● **Your objective**: Look through the data below and return each line where "this" appears.

● **Provided material**:
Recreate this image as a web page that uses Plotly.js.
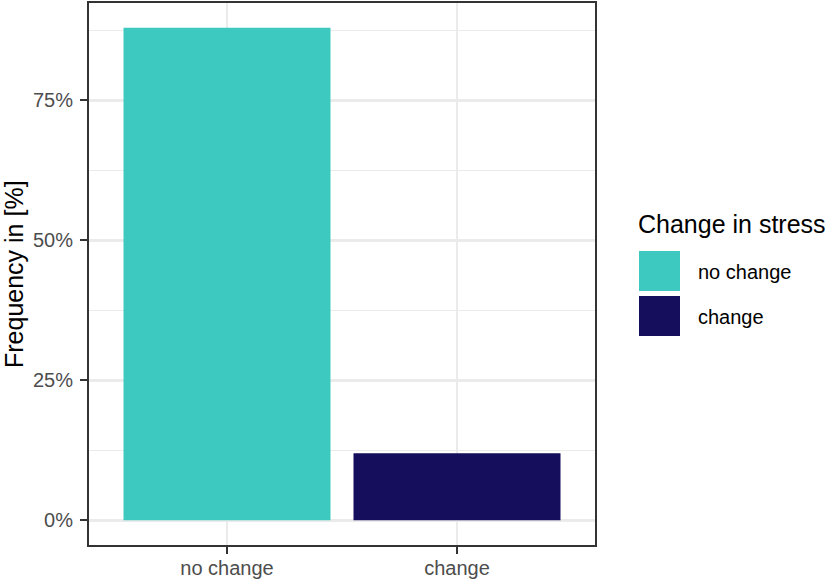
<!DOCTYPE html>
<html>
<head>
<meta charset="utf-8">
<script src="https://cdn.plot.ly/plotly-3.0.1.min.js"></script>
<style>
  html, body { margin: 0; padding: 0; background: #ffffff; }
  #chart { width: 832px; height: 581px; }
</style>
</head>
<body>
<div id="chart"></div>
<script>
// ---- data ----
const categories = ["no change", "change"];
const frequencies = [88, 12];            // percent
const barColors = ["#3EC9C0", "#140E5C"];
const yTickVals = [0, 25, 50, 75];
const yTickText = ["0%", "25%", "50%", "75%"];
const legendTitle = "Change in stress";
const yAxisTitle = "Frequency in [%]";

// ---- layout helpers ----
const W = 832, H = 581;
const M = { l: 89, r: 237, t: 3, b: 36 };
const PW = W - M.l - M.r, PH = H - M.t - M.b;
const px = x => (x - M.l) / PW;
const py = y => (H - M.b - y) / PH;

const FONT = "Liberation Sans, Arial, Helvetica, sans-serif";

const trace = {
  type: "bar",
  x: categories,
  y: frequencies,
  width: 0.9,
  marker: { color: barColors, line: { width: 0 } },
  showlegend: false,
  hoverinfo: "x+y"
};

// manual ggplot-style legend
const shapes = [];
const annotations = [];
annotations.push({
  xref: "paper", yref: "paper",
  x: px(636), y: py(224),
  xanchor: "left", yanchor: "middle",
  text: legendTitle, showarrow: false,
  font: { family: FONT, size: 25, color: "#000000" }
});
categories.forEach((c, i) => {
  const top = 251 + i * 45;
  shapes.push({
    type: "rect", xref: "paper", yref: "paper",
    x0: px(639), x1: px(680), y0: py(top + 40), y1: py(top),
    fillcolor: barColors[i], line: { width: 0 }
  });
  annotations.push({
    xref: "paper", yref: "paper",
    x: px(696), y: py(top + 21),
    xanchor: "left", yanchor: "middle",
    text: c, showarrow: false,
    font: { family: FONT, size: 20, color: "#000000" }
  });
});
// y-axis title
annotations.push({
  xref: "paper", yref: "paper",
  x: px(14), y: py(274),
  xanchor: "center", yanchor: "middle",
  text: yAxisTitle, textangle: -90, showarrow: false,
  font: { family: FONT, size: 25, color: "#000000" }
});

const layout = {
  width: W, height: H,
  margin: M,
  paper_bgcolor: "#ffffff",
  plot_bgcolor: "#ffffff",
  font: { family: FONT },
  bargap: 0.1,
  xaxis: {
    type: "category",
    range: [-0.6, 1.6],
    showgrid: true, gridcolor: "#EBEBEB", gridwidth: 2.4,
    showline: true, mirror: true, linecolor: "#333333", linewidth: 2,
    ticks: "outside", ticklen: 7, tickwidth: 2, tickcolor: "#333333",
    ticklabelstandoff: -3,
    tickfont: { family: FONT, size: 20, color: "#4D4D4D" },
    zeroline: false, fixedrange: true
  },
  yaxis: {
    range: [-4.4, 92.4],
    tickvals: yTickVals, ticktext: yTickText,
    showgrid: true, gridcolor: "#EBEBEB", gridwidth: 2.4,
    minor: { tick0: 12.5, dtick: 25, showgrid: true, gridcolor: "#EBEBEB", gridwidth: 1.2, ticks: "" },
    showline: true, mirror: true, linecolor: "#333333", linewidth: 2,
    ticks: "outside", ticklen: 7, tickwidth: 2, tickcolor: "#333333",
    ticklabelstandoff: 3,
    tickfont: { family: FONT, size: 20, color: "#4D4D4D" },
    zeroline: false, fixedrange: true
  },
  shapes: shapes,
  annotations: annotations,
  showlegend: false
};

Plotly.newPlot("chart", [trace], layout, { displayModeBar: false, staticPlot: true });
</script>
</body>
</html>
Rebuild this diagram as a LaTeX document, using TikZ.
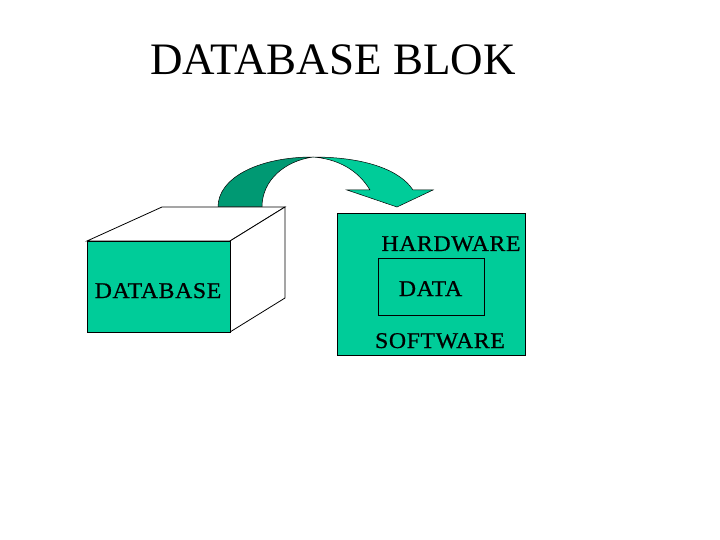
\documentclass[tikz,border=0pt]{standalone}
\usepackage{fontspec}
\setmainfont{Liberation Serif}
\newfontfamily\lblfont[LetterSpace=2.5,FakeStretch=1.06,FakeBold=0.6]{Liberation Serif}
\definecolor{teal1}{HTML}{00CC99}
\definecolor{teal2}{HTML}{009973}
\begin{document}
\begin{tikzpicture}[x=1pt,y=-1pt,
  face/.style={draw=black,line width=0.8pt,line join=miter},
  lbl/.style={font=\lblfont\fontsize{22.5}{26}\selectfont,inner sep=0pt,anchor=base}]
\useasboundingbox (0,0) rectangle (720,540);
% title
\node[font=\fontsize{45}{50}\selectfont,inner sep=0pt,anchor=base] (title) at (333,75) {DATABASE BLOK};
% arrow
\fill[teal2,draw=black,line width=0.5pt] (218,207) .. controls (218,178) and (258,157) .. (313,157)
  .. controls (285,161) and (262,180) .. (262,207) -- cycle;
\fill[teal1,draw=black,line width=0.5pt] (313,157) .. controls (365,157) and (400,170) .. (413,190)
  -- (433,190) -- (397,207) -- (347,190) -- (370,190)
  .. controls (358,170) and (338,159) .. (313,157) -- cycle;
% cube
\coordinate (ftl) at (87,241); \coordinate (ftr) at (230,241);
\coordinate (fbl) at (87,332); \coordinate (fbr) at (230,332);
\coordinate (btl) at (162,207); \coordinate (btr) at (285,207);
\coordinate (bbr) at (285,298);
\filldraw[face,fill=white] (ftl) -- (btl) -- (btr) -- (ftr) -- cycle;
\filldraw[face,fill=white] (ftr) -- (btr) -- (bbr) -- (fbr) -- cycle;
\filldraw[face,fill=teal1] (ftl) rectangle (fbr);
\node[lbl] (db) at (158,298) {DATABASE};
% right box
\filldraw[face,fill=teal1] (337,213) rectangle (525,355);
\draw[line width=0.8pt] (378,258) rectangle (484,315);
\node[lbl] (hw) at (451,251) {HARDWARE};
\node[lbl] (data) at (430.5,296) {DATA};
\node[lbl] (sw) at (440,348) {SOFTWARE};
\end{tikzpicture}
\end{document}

● **Exercise output**:
Recreate this image as a web page that uses Plotly.js.
Rebuild this diagram as a LaTeX document, using TikZ.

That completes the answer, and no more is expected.